SET PROBLEM >>
Please reproduce exactly the lines between the line holding "Emit a Python" and the line holding "import plotly.graph_objects as go", inclusive, leaving out any pictures.

AVAILABLE RECORDS >>

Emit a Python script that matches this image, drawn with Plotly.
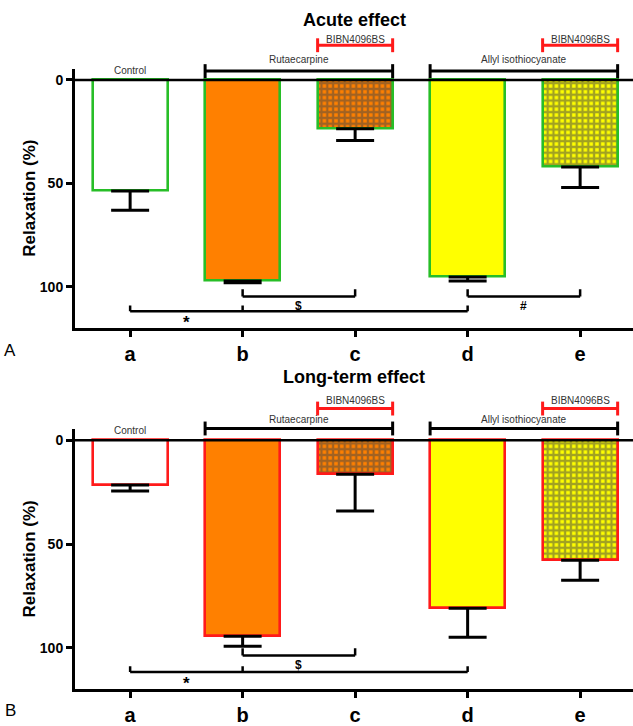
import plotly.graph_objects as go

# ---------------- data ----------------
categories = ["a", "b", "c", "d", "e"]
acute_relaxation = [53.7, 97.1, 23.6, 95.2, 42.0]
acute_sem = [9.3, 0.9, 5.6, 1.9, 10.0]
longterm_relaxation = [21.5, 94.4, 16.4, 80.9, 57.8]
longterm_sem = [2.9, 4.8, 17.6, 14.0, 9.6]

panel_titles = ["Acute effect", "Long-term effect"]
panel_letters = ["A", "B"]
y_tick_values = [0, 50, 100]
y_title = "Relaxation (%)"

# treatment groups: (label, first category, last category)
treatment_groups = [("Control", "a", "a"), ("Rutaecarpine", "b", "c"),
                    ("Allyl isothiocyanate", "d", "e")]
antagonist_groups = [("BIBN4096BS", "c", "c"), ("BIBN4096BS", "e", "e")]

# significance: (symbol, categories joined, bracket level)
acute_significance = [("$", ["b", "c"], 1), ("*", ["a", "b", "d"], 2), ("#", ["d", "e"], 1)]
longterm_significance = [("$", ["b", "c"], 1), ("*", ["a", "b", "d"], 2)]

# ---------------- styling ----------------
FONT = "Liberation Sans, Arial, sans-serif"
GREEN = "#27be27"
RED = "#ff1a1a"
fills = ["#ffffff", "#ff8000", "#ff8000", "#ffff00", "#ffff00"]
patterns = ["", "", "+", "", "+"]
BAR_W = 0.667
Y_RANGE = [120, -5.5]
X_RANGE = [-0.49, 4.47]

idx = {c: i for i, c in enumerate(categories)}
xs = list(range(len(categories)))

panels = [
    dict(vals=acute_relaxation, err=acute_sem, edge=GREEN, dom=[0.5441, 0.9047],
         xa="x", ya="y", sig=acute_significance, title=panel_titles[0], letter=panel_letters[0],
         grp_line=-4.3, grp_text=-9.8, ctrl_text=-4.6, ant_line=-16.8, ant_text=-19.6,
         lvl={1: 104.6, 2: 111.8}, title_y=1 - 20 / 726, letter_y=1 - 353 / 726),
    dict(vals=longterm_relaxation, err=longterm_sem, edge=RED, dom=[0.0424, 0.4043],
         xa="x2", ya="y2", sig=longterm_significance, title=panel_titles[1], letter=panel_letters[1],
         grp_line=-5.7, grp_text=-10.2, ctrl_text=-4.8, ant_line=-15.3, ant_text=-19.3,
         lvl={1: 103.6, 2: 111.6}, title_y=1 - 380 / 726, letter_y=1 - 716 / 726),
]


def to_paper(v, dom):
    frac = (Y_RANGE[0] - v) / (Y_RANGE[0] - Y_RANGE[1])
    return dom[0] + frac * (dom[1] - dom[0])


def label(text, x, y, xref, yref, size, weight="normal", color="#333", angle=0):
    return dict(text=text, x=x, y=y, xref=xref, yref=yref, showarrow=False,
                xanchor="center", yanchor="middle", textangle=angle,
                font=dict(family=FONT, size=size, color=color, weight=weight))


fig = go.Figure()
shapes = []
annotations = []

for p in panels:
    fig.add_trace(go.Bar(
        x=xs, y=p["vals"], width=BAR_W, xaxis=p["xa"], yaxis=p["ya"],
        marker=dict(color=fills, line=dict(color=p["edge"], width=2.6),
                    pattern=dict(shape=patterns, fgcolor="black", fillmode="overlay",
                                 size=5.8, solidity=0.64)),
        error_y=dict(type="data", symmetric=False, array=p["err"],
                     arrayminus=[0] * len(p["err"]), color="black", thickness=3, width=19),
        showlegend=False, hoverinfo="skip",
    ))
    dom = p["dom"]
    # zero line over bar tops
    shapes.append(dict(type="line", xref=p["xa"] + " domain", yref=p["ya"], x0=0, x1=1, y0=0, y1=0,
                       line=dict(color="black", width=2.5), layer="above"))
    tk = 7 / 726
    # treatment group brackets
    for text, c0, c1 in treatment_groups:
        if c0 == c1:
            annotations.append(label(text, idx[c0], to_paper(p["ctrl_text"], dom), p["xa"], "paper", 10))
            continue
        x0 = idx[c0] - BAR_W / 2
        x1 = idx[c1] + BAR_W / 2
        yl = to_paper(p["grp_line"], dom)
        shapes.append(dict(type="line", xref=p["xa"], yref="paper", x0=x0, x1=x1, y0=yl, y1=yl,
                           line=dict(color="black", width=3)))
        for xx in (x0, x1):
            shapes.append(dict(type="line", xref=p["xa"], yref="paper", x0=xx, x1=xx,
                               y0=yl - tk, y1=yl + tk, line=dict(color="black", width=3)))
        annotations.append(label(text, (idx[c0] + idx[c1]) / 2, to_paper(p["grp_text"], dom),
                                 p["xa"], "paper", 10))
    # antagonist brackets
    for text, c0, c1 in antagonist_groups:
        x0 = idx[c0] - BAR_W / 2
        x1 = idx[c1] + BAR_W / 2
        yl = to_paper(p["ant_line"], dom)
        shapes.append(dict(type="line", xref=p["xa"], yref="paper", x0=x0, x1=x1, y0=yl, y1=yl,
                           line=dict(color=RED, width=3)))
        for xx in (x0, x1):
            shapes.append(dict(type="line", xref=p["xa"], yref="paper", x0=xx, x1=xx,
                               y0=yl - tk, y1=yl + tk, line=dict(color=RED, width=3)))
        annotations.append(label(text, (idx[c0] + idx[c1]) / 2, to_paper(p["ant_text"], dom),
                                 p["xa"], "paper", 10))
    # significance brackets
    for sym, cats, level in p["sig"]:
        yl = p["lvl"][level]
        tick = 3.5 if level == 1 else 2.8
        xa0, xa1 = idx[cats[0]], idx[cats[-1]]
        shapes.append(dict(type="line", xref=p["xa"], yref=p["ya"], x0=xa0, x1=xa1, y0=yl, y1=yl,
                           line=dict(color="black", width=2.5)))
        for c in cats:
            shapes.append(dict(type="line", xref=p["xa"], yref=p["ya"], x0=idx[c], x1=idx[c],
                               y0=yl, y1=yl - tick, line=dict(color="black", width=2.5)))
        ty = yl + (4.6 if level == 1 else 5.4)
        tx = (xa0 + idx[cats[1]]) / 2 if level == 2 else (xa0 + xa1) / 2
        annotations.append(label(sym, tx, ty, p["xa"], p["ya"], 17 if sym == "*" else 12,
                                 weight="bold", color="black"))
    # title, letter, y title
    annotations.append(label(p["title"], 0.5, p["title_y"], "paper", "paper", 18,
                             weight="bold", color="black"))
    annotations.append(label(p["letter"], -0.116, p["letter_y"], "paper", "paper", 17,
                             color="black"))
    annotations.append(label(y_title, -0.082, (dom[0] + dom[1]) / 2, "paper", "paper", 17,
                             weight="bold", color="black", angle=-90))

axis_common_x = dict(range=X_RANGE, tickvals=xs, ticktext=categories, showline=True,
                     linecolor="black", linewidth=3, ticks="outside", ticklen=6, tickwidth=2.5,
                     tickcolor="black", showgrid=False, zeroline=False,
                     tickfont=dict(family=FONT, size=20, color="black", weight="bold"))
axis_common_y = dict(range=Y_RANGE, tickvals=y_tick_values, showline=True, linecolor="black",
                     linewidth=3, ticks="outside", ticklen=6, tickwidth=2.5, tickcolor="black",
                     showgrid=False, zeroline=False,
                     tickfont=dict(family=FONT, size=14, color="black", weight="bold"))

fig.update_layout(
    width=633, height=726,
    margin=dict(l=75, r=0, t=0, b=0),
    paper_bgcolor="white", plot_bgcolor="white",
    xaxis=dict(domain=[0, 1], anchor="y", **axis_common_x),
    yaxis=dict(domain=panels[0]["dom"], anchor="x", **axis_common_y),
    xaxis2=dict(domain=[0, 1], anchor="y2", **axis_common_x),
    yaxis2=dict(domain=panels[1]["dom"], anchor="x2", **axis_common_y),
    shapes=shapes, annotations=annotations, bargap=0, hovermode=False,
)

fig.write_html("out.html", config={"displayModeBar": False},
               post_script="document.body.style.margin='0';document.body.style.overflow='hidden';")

...

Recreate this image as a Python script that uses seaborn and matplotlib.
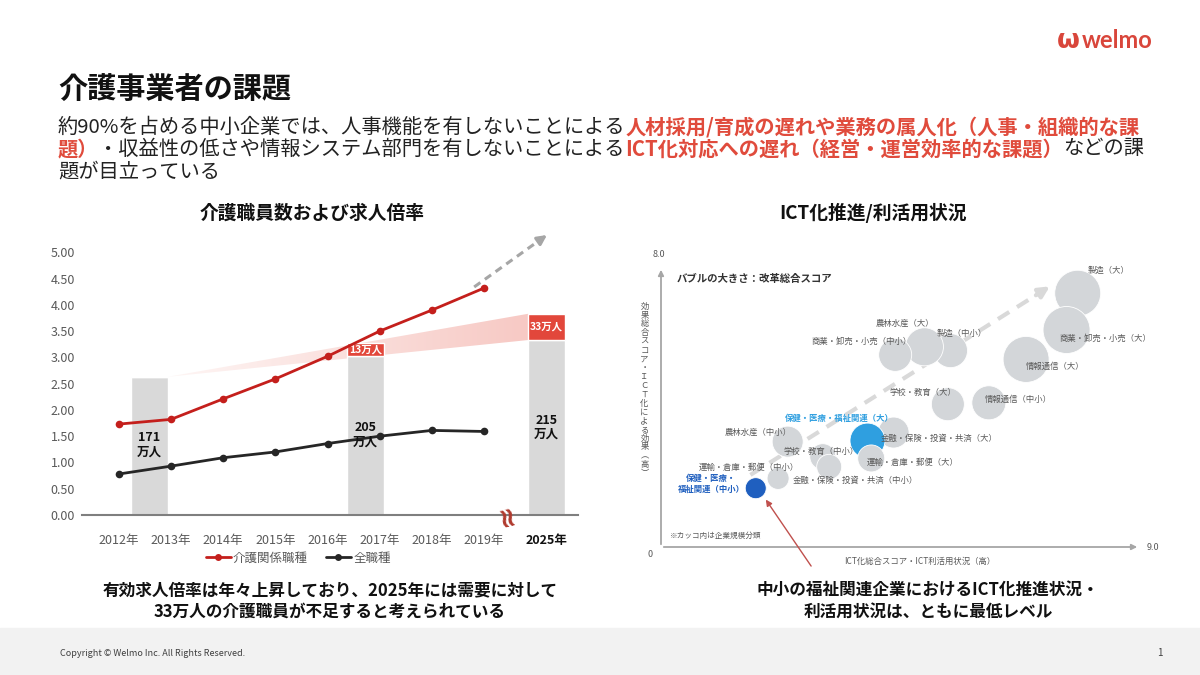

RIGHT ANSWER >>
Emit a Python script that matches this image, drawn with Plotly.
import plotly.graph_objects as go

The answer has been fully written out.